As Lucia, Nadine Sierra brought out the sweetness and naivety in her role. This only heightened her desperate circumstances, bringing them into sharper relief. That’s not to say that she is a typical light-voiced coloratura. Her instrument has a certain level of depth to it which transfixes the listener. Similarly, Javier Camarena matched her as a youthful and inexperienced Edgardo. He brought a degree of sweetness to the role, which other tenors eschew, choosing instead to concentrate on Edgardo’s rage. In the pit Riccardo Frizza gave a particularly delicate reading of the score, although he was capable of bringing energy when needed.
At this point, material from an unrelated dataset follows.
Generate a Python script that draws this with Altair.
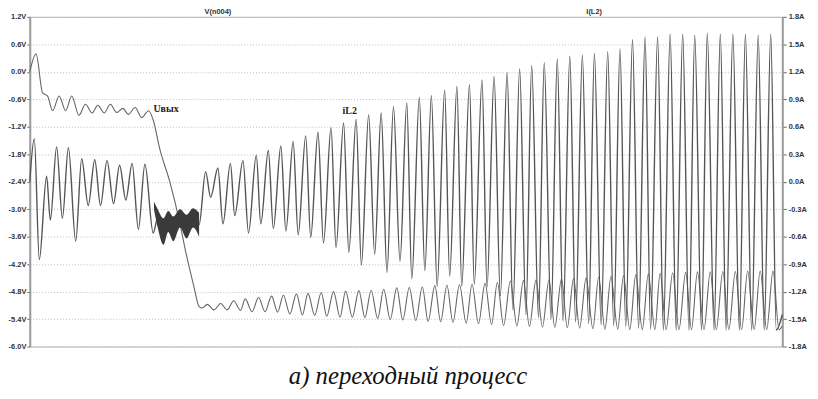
import altair as alt
import pandas as pd

# ---------------- data ----------------
T_TICKS = [0.0, 0.3, 0.6, 0.9, 1.2, 1.5, 1.8, 2.1, 2.4, 2.7, 3.0]
V_TICKS = [1.2, 0.6, 0.0, -0.6, -1.2, -1.8, -2.4, -3.0, -3.6, -4.2, -4.8, -5.4, -6.0]
A_TICKS = [1.8, 1.5, 1.2, 0.9, 0.6, 0.3, 0.0, -0.3, -0.6, -0.9, -1.2, -1.5, -1.8]

# Uвых  (time, ms / volts) – extrema of the trace
U_T = [0.000, 0.025, 0.051, 0.071, 0.091, 0.117, 0.143, 0.167, 0.196, 0.222,
       0.249, 0.271, 0.297, 0.321, 0.347, 0.371, 0.393, 0.420, 0.446, 0.474,
       0.493, 0.518, 0.558, 0.597, 0.624, 0.655, 0.675, 0.688, 0.708, 0.734,
       0.761, 0.787, 0.813, 0.840, 0.859, 0.886, 0.912, 0.938, 0.964, 0.988,
       1.011, 1.037, 1.063, 1.087, 1.109, 1.136, 1.162, 1.184, 1.211, 1.237,
       1.259, 1.286, 1.312, 1.336, 1.361, 1.387, 1.411, 1.437, 1.463, 1.487,
       1.513, 1.539, 1.565, 1.588, 1.615, 1.638, 1.663, 1.687, 1.713, 1.740,
       1.763, 1.789, 1.815, 1.841, 1.864, 1.889, 1.916, 1.942, 1.968, 1.992,
       2.018, 2.044, 2.070, 2.093, 2.120, 2.143, 2.168, 2.192, 2.218, 2.245,
       2.268, 2.293, 2.317, 2.344, 2.367, 2.392, 2.416, 2.442, 2.466, 2.492,
       2.513, 2.537, 2.563, 2.588, 2.615, 2.638, 2.662, 2.688, 2.713, 2.737,
       2.763, 2.787, 2.813, 2.838, 2.862, 2.888, 2.912, 2.938, 2.963, 2.987,
       3.000]
U_V = [0.00, 0.39, -0.46, -0.53, -0.85, -0.53, -0.85, -0.53, -0.95, -0.71,
       -0.90, -0.73, -0.90, -0.71, -0.89, -0.80, -0.93, -0.78, -1.00, -0.85,
       -1.07, -1.68, -2.40, -3.27, -3.99, -4.71, -5.13, -5.16, -5.08, -5.20,
       -5.06, -5.20, -5.00, -5.21, -4.96, -5.24, -4.93, -5.24, -4.90, -5.25,
       -4.88, -5.29, -4.85, -5.31, -4.84, -5.32, -4.82, -5.34, -4.80, -5.36,
       -4.79, -5.36, -4.78, -5.37, -4.77, -5.39, -4.75, -5.41, -4.72, -5.42,
       -4.71, -5.43, -4.70, -5.45, -4.67, -5.46, -4.66, -5.47, -4.65, -5.49,
       -4.64, -5.50, -4.62, -5.52, -4.60, -5.54, -4.57, -5.55, -4.56, -5.56,
       -4.55, -5.57, -4.54, -5.58, -4.52, -5.59, -4.51, -5.60, -4.50, -5.61,
       -4.48, -5.62, -4.47, -5.62, -4.45, -5.63, -4.43, -5.63, -4.41, -5.63,
       -4.40, -5.63, -4.39, -5.63, -4.38, -5.63, -4.37, -5.63, -4.37, -5.63,
       -4.36, -5.63, -4.36, -5.63, -4.35, -5.63, -4.35, -5.63, -4.35, -5.63,
       -5.55]

# iL2  (time, ms / amperes) – extrema of the trace
I_T = [0.000, 0.018, 0.038, 0.067, 0.082, 0.107, 0.130, 0.154, 0.183, 0.207,
       0.233, 0.259, 0.282, 0.308, 0.334, 0.358, 0.383, 0.408, 0.433, 0.459,
       0.492, 0.510, 0.533, 0.552, 0.572, 0.599, 0.625, 0.651, 0.675, 0.701,
       0.721, 0.750, 0.770, 0.800, 0.817, 0.850, 0.872, 0.903, 0.921, 0.951,
       0.971, 1.001, 1.021, 1.050, 1.070, 1.100, 1.120, 1.149, 1.171, 1.201,
       1.221, 1.251, 1.272, 1.301, 1.322, 1.351, 1.375, 1.401, 1.424, 1.450,
       1.476, 1.503, 1.523, 1.553, 1.575, 1.601, 1.624, 1.654, 1.674, 1.703,
       1.722, 1.753, 1.772, 1.803, 1.823, 1.851, 1.876, 1.903, 1.926, 1.953,
       1.978, 2.001, 2.028, 2.051, 2.078, 2.103, 2.126, 2.153, 2.176, 2.203,
       2.228, 2.251, 2.278, 2.304, 2.328, 2.353, 2.376, 2.403, 2.427, 2.453,
       2.475, 2.503, 2.526, 2.553, 2.577, 2.603, 2.628, 2.651, 2.678, 2.701,
       2.728, 2.753, 2.776, 2.803, 2.829, 2.853, 2.878, 2.904, 2.928, 2.954,
       2.976, 3.000]
I_A = [0.00, 0.47, -0.85, 0.06, -0.42, 0.38, -0.40, 0.37, -0.65, 0.25,
       -0.26, 0.24, -0.26, 0.23, -0.24, 0.18, -0.20, 0.20, -0.52, 0.19,
       -0.56, -0.40, -0.55, -0.44, -0.52, -0.40, -0.49, -0.40, -0.47, 0.11,
       -0.17, 0.15, -0.46, 0.20, -0.37, 0.23, -0.56, 0.29, -0.46, 0.34,
       -0.51, 0.39, -0.54, 0.44, -0.58, 0.50, -0.61, 0.54, -0.67, 0.59,
       -0.72, 0.64, -0.77, 0.68, -0.91, 0.73, -0.79, 0.75, -0.99, 0.82,
       -0.87, 0.86, -1.06, 0.92, -0.97, 0.94, -1.14, 1.00, -1.03, 1.04,
       -1.14, 1.06, -1.12, 1.11, -1.15, 1.15, -1.25, 1.19, -1.40, 1.23,
       -1.45, 1.27, -1.48, 1.30, -1.50, 1.34, -1.52, 1.37, -1.53, 1.38,
       -1.55, 1.40, -1.56, 1.42, -1.57, 1.45, -1.58, 1.55, -1.60, 1.58,
       -1.61, 1.58, -1.62, 1.61, -1.62, 1.61, -1.62, 1.60, -1.62, 1.62,
       -1.62, 1.61, -1.62, 1.61, -1.62, 1.61, -1.62, 1.60, -1.62, 1.61,
       -1.62, -1.45]

# dense high-frequency band of iL2 (envelope, amperes)
BAND_T = [0.495, 0.510, 0.533, 0.552, 0.572, 0.599, 0.625, 0.651, 0.675]
BAND_HI = [-0.22, -0.30, -0.40, -0.32, -0.38, -0.30, -0.36, -0.29, -0.34]
BAND_LO = [-0.30, -0.50, -0.69, -0.55, -0.65, -0.50, -0.62, -0.50, -0.60]

LABEL_U = {"t": [0.493], "v": [-0.81], "s": ["Uвых"]}
LABEL_I = {"t": [1.247], "a": [0.77], "s": ["iL2"]}
CAPTION = "а) переходный процесс"
TITLE_V = "V(n004)"
TITLE_I = "I(L2)"

# ---------------- chart ----------------
u_df = pd.DataFrame({"t": U_T, "v": U_V})
i_df = pd.DataFrame({"t": I_T, "a": I_A})
b_df = pd.DataFrame({"t": BAND_T, "hi": BAND_HI, "lo": BAND_LO})

W, H = 760, 333
xscale = alt.Scale(domain=[0, 3], nice=False, zero=False)
vscale = alt.Scale(domain=[-6, 1.2], nice=False, zero=False)
ascale = alt.Scale(domain=[-1.8, 1.8], nice=False, zero=False)

common = dict(labelFont="Liberation Sans", labelFontSize=7.5, labelFontWeight="bold",
              labelColor="#333333", tickColor="#666666", tickWidth=1,
              domainColor="#9a9a9a", domainWidth=2)

xaxis = alt.Axis(values=T_TICKS, labelExpr="format(datum.value, '.1f') + 'ms'",
                 grid=True, gridColor="#bdbdbd", gridDash=[1, 2], labelFlush=False,
                 tickSize=4, labelPadding=4, **common)
vaxis = alt.Axis(orient="left", values=V_TICKS,
                 labelExpr="replace(format(datum.value, '.1f'), '\u2212', '-') + 'V'",
                 grid=True, gridColor="#bdbdbd", gridDash=[1, 2],
                 tickSize=3, labelPadding=1, **common)
aaxis = alt.Axis(orient="right", values=A_TICKS,
                 labelExpr="replace(format(datum.value, '.1f'), '\u2212', '-') + 'A'",
                 grid=False, tickSize=4, labelPadding=2, **common)

u_line = alt.Chart(u_df).mark_line(color="#666666", strokeWidth=1.1, interpolate="monotone").encode(
    x=alt.X("t:Q", scale=xscale, axis=xaxis, title=None),
    y=alt.Y("v:Q", scale=vscale, axis=vaxis, title=None),
)
u_lab = alt.Chart(pd.DataFrame(LABEL_U)).mark_text(
    align="left", baseline="middle", font="Liberation Serif", fontWeight="bold",
    fontSize=10, color="#222222").encode(
    x=alt.X("t:Q", scale=xscale, axis=None),
    y=alt.Y("v:Q", scale=vscale, axis=None),
    text="s:N",
)
i_line = alt.Chart(i_df).mark_line(color="#555555", strokeWidth=1.4, interpolate="monotone").encode(
    x=alt.X("t:Q", scale=xscale, axis=None),
    y=alt.Y("a:Q", scale=ascale, axis=aaxis, title=None),
)
band = alt.Chart(b_df).mark_area(color="#3a3a3a", opacity=1, interpolate="monotone").encode(
    x=alt.X("t:Q", scale=xscale, axis=None),
    y=alt.Y("hi:Q", scale=ascale, axis=None),
    y2="lo:Q",
)
i_lab = alt.Chart(pd.DataFrame(LABEL_I)).mark_text(
    align="left", baseline="middle", font="Liberation Serif", fontWeight="bold",
    fontSize=10, color="#222222").encode(
    x=alt.X("t:Q", scale=xscale, axis=None),
    y=alt.Y("a:Q", scale=ascale, axis=None),
    text="s:N",
)

title_v = alt.Chart(pd.DataFrame({"s": [TITLE_V]})).mark_text(
    font="Liberation Sans", fontSize=7.5, fontWeight="bold", color="#333333",
    align="center", baseline="middle").encode(x=alt.value(190), y=alt.value(-5), text="s:N")
title_i = alt.Chart(pd.DataFrame({"s": [TITLE_I]})).mark_text(
    font="Liberation Sans", fontSize=7.5, fontWeight="bold", color="#333333",
    align="center", baseline="middle").encode(x=alt.value(570), y=alt.value(-5), text="s:N")
caption = alt.Chart(pd.DataFrame({"s": [CAPTION]})).mark_text(
    font="Liberation Serif", fontStyle="italic", fontSize=25, color="#111111",
    align="center", baseline="alphabetic").encode(x=alt.value(382), y=alt.value(371), text="s:N")

chart = alt.layer(u_line, u_lab, i_line, band, i_lab, title_v, title_i, caption).resolve_scale(
    y="independent"
).properties(
    width=W, height=H,
    autosize=alt.AutoSizeParams(type="none"),
    padding={"left": 22, "top": 7, "right": 28, "bottom": 43},
    background="white",
).configure_view(stroke="#b0b0b0", strokeWidth=1)

chart.save("out.html", embed_options={"renderer": "svg", "actions": False})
A new production of a canonical work is typically a cause for cautious optimism. Today, Opera companies commission these productions, in hopes of unearthing contemporary relevance. Unfortunately, more often than not, these efforts lack clear dramatic intent. In other words, anyone can stage a 19th-century Italian opera in modern dress, but is there a reason to do so? Fortunately, in Stone’s new production, the MET has given us a Lucia for the ages. True, that might be hyperbole, but this production does what good opera productions should always do, utilize the setting to make the story speak to the audience in a way that is true to what originally excited the composer and librettist. Over the centuries, Lucia and her madness might have become cliché, unfortunately, as Stone and the MET remind us, the reasons for her madness are all too real and still affect us today.